**Source records:**
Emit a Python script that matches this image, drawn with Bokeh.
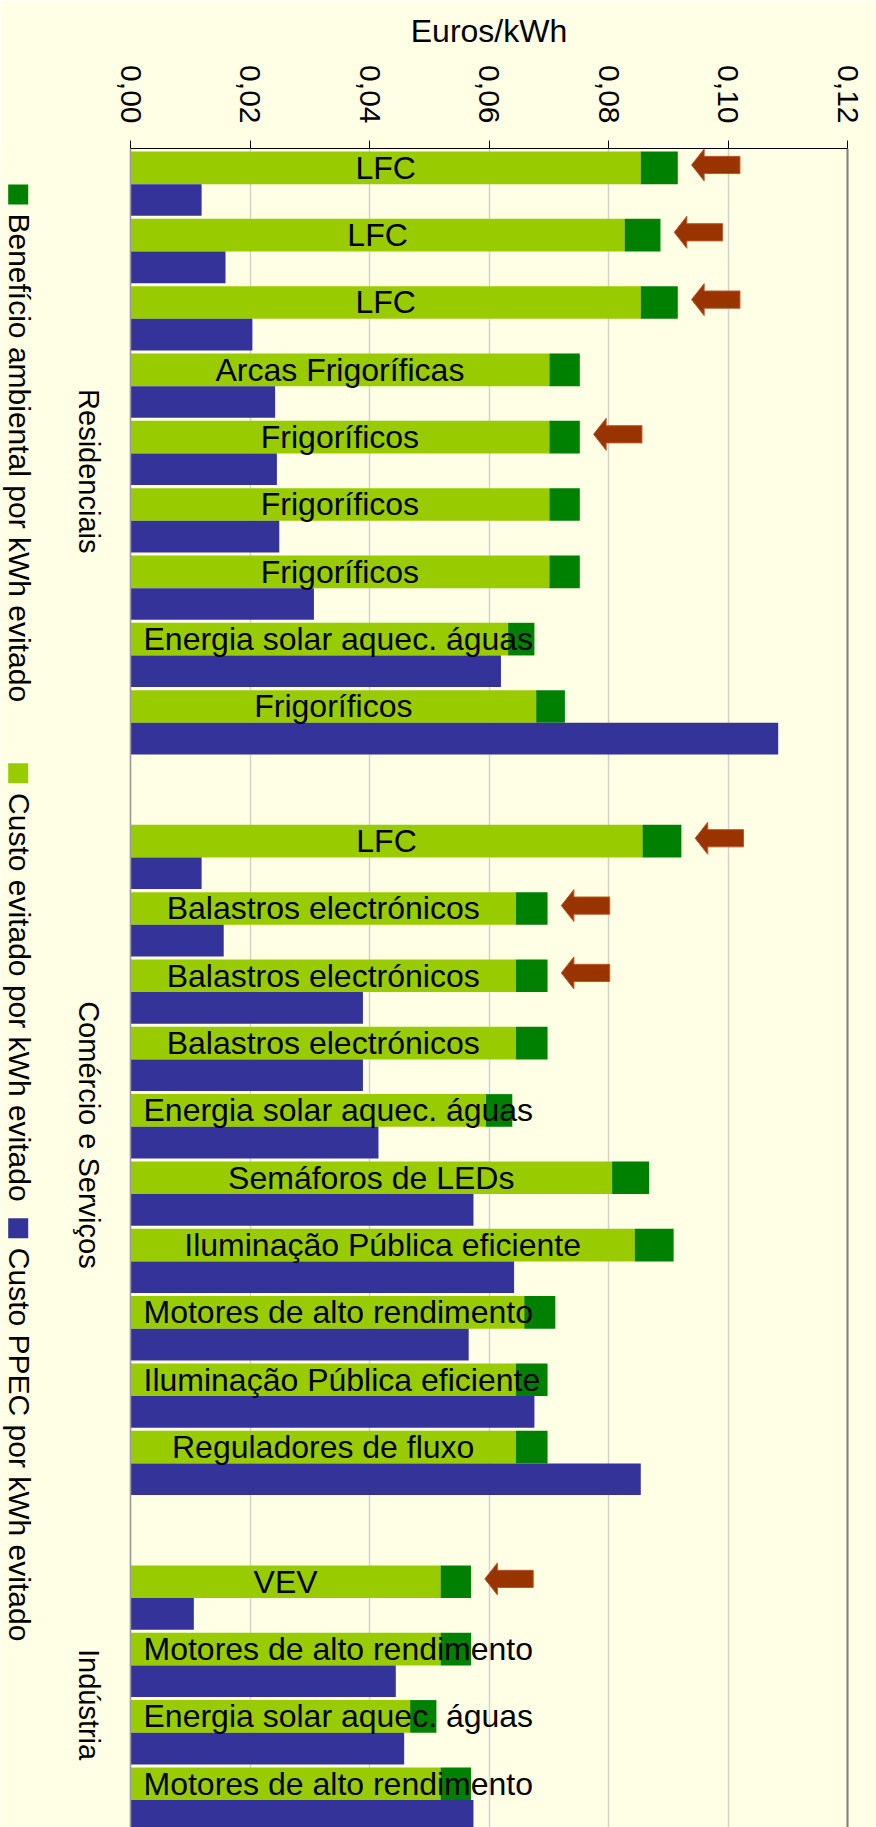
import math
from bokeh.plotting import figure
from bokeh.models import Range1d, FixedTicker, Span, ColumnDataSource, Title
from bokeh.core.properties import value
from bokeh.embed import file_html
from bokeh.resources import INLINE

# ---------------- data ----------------
GROUPS = ["Residenciais", "Comércio e Serviços", "Indústria"]
ROW_GROUP = [0] * 9 + [1] * 10 + [2] * 4
MEASURES = [
    "LFC", "LFC", "LFC", "Arcas Frigoríficas", "Frigoríficos", "Frigoríficos",
    "Frigoríficos", "Energia solar aquec. águas", "Frigoríficos",
    "LFC", "Balastros electrónicos", "Balastros electrónicos", "Balastros electrónicos",
    "Energia solar aquec. águas", "Semáforos de LEDs", "Iluminação Pública eficiente",
    "Motores de alto rendimento", "Iluminação Pública eficiente", "Reguladores de fluxo",
    "VEV", "Motores de alto rendimento", "Energia solar aquec. águas",
    "Motores de alto rendimento",
]
CUSTO_EVITADO = [
    0.0854, 0.0827, 0.0854, 0.0701, 0.0701, 0.0701, 0.0701, 0.0632, 0.0679,
    0.0857, 0.0645, 0.0645, 0.0645, 0.0595, 0.0806, 0.0844, 0.0659, 0.0645, 0.0645,
    0.0519, 0.0519, 0.0468, 0.0519,
]
BENEFICIO = [
    0.0062, 0.0060, 0.0062, 0.0051, 0.0051, 0.0051, 0.0051, 0.0044, 0.0048,
    0.0065, 0.0053, 0.0053, 0.0053, 0.0044, 0.0062, 0.0065, 0.0052, 0.0053, 0.0053,
    0.0051, 0.0051, 0.0044, 0.0051,
]
CUSTO_PPEC = [
    0.0119, 0.0159, 0.0204, 0.0242, 0.0245, 0.0249, 0.0307, 0.0620, 0.1084,
    0.0119, 0.0156, 0.0389, 0.0389, 0.0415, 0.0574, 0.0642, 0.0566, 0.0676, 0.0854,
    0.0106, 0.0444, 0.0458, 0.0574,
]
HIGHLIGHT = [
    1, 1, 1, 0, 1, 0, 0, 0, 0,
    1, 1, 1, 0, 0, 0, 0, 0, 0, 0,
    1, 0, 0, 0,
]
SERIES_NAMES = [
    "Benefício ambiental por kWh evitado",
    "Custo evitado por kWh evitado",
    "Custo PPEC por kWh evitado",
]
TICKS = [0.0, 0.02, 0.04, 0.06, 0.08, 0.10, 0.12]
TICK_LABELS = ["0,00", "0,02", "0,04", "0,06", "0,08", "0,10", "0,12"]
AXIS_TITLE = "Euros/kWh"

# ---------------- styles / layout ----------------
C_LIGHT = "#99CC00"
C_DARK = "#008000"
C_BLUE = "#333399"
C_ARROW = "#993300"
BG = "#FFFFE6"
FONT = "Liberation Sans"

W, H = 876, 1827
XPX = 717 / 0.12          # pixels per data unit along x
SLOT = 67.37              # pixels per row slot
ORIGIN_X = 130            # px of x=0
ORIGIN_Y = 150            # px of slot 0 top
TOP = 147                 # px of frame top (axis line)


def fx(px):  # pixel -> data x
    return (px - ORIGIN_X) / XPX


def fy(py):  # pixel -> slot units
    return (py - ORIGIN_Y) / SLOT


AW = {" ": 278, ".": 278, "/": 278, "A": 667, "B": 667, "C": 722, "D": 722, "E": 667,
      "F": 611, "I": 278, "L": 556, "M": 833, "P": 667, "R": 722, "S": 667, "V": 667,
      "W": 944, "c": 500, "ç": 500, "f": 278, "i": 222, "í": 278, "k": 500, "l": 222,
      "m": 833, "r": 333, "s": 500, "t": 278, "x": 500}


def text_w(s, size):
    return sum(AW.get(ch, 556) for ch in s) / 1000 * size


slots = [i + g for i, g in enumerate(ROW_GROUP)]
totals = [a + b for a, b in zip(CUSTO_EVITADO, BENEFICIO)]

p = figure(width=W, height=H, output_backend="svg", toolbar_location=None,
           x_axis_location="above", y_axis_location=None,
           x_range=Range1d(fx(0), fx(W)),
           y_range=Range1d(fy(H), fy(TOP)),
           min_border_left=0, min_border_right=0, min_border_bottom=0,
           min_border_top=TOP)
p.background_fill_color = BG
p.border_fill_color = BG
p.outline_line_color = None
p.ygrid.visible = False

# grid
p.xgrid.ticker = FixedTicker(ticks=TICKS)
p.xgrid.bounds = (0.01, 0.11)
p.xgrid.grid_line_color = "#D2D2CA"
p.xgrid.grid_line_width = 1.5
p.add_layout(Span(location=0.0, dimension="height", line_color="#9A9A9A", line_width=1.5))
p.add_layout(Span(location=TICKS[-1], dimension="height", line_color="#808080", line_width=2))

# axis
ax = p.xaxis[0]
ax.ticker = FixedTicker(ticks=TICKS)
ax.major_label_overrides = dict(zip(TICKS, TICK_LABELS))
ax.bounds = (TICKS[0], TICKS[-1])
ax.major_label_orientation = -math.pi / 2
ax.major_label_text_font = FONT
ax.major_label_text_font_size = "30px"
ax.major_label_text_color = "black"
ax.major_label_standoff = 17
ax.major_tick_out = 8
ax.major_tick_in = 0
ax.major_tick_line_color = "black"
ax.minor_tick_line_color = None
ax.axis_line_color = "black"
ax.axis_line_width = 1

# axis title, centred over the 0..0.12 span of the axis
TITLE_SIZE = 32
span_mid_px = ORIGIN_X + (TICKS[0] + TICKS[-1]) / 2 * XPX
p.add_layout(Title(text=AXIS_TITLE, align="left", vertical_align="top",
                   offset=span_mid_px - text_w(AXIS_TITLE, TITLE_SIZE) / 2,
                   text_font=FONT, text_font_size="%dpx" % TITLE_SIZE,
                   text_line_height=0.8,
                   text_font_style="normal", text_color="black", standoff=24), "above")

# bars
GH, BH = 0.485, 0.47
src = ColumnDataSource(dict(
    yg=[s + GH / 2 for s in slots],
    yb=[s + GH + BH / 2 for s in slots],
    light=CUSTO_EVITADO, total=totals, ppec=CUSTO_PPEC,
))
p.hbar(y="yg", left=0, right="light", height=GH, fill_color=C_LIGHT, line_color=None, source=src)
p.hbar(y="yg", left="light", right="total", height=GH, fill_color=C_DARK, line_color=None, source=src)
p.hbar(y="yb", left=0, right="ppec", height=BH, fill_color=C_BLUE, line_color=None, source=src)

# arrows pointing at highlighted measures
GAP, HEAD, LEN = 0.0023, 12.6 / XPX, 0.0081
HH, SH = 16 / SLOT, 8.6 / SLOT
axs, ays = [], []
for s, t, h in zip(slots, totals, HIGHLIGHT):
    if not h:
        continue
    tx = t + GAP
    cy = s + 0.20
    hx, tail = tx + HEAD, tx + LEN
    axs.append([tx, hx, hx, tail, tail, hx, hx])
    ays.append([cy, cy - HH, cy - SH, cy - SH, cy + SH, cy + SH, cy + HH])
p.patches(axs, ays, fill_color=C_ARROW, line_color="#B8592A", line_width=1)

# bar labels (centred on the light segment, or pushed to the base when too long)
LBL = 32
PAD = 13 / XPX
cx, cy_, ct, lx, ly, lt = [], [], [], [], [], []
for s, m, a in zip(slots, MEASURES, CUSTO_EVITADO):
    half = text_w(m, LBL) / 2 / XPX
    if a / 2 - half >= PAD:
        cx.append(a / 2); cy_.append(s + GH / 2); ct.append(m)
    else:
        lx.append(PAD); ly.append(s + GH / 2); lt.append(m)
common = dict(text_font=value(FONT), text_font_size="%dpx" % LBL, text_color="black",
              text_baseline="middle")
p.text(x=cx, y=cy_, text=ct, text_align="center", **common)
p.text(x=lx, y=ly, text=lt, text_align="left", **common)

# group labels (rotated)
GROUP_CENTER_PX = [470, 1134, 1704]
p.text(x=[fx(88)] * 3, y=[fy(v) for v in GROUP_CENTER_PX], text=GROUPS,
       angle=-math.pi / 2, text_align="center", text_baseline="middle",
       text_font=value(FONT), text_font_size="29px", text_color="black")

# legend (rotated)
LEG_SQ_PX = [193, 772, 1227.5]
LEG_TX_PX = [212, 792, 1247]
p.scatter(x=[fx(17.7)] * 3, y=[fy(v) for v in LEG_SQ_PX], marker="square",
          size=20, fill_color=[C_DARK, C_LIGHT, C_BLUE], line_color=None)
p.text(x=[fx(19)] * 3, y=[fy(v) for v in LEG_TX_PX], text=SERIES_NAMES,
       angle=-math.pi / 2, text_align="left", text_baseline="middle",
       text_font=value(FONT), text_font_size="30px", text_color="black")

html = file_html(p, INLINE)
html = html.replace("<body>", '<body style="background-color:%s;">' % BG, 1)
open("out.html", "w").write(html)
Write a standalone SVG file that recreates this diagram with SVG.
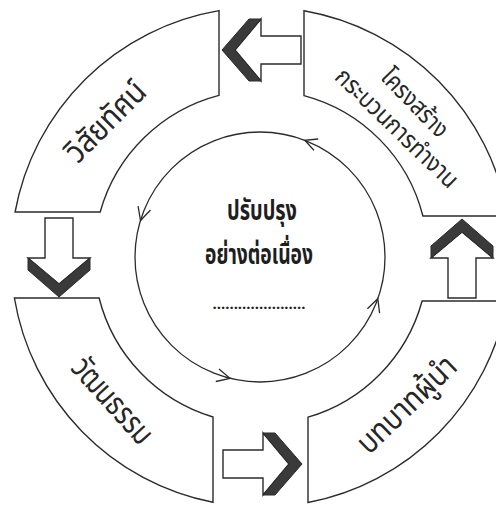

**Task instructions:**
Above are the records; repeat their lines from the first through the line containing "from bokeh.resources import INLINE", and leave out each picture.

**Solution:**
Emit a Python script that matches this image, drawn with Bokeh.
import math
from bokeh.plotting import figure
from bokeh.models import Range1d, FixedTicker, Span, ColumnDataSource, Title
from bokeh.core.properties import value
from bokeh.embed import file_html
from bokeh.resources import INLINE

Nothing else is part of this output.